At the risk of sounding artificially diplomatic, all of these helmets have their selling points. The Smith Forefront and the Sweet Protection Bushwhacker Carbon are the most expensive, but they have some different materials that arguably increase safety. The Giro Feature isn’t the best ventilated helmet, but it sure is priced to sell. And the Lazer Oasiz has lots of vents and easy integration for lights and cameras.

But at the end of the day, it’s the Scott Vivo Plus that came out on top for me. It fits me really well, and the ventilation and sweat management, while not best in class, are pretty good. I’m not overly concerned with strapping gadgets to my head, so the lack of light or camera integration isn’t a big deal for me. And although it’s not the least expensive helmet, it’s still priced reasonably, and it ticks the least important checkbox — I think it looks pretty good.

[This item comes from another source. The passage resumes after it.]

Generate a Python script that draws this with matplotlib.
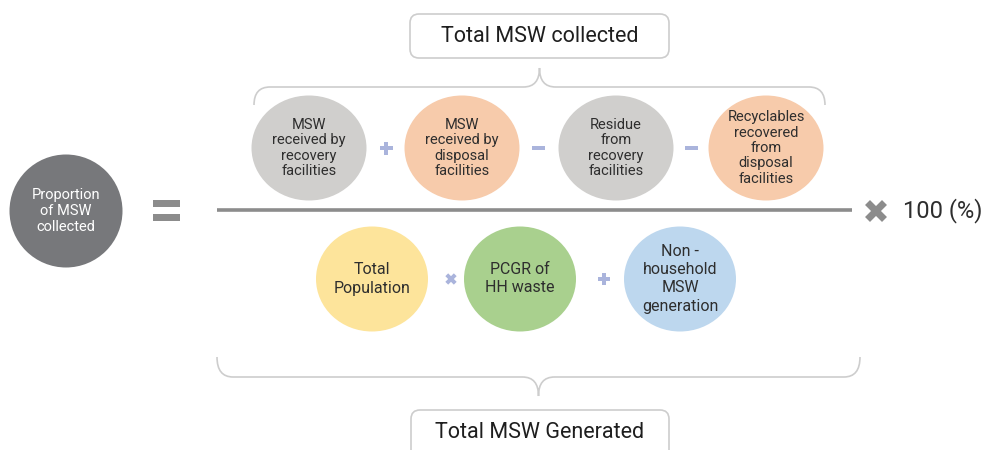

But really, the Scott was my favorite largely due to fit, and just because it fits me doesn’t mean it’ll fit you. Every helmet fits a little differently, and we’ll say it again: pick the helmet that fits you best.

2 Comments

  1. Blister Member
    Tom September 21, 2016 Reply

    A different approach to the same issue, I’d be curious to see how 6D’s ODS technology compared. They have been VERY well received in the moto world, and have a helmet comparable to those you reviewed (model = ATB maybe?).

    Next time, maybe!

    • Noah September 26, 2016 Reply

      Hey Tom,

      We’re hoping to get some time in a 6D helmet soon. Their design looks really smart, and my initial reaction is that it has to be right near the top in terms of protection against hard impacts. They’re definitely bigger, heavier helmets though, so I’ll have to see how that plays out on the trail.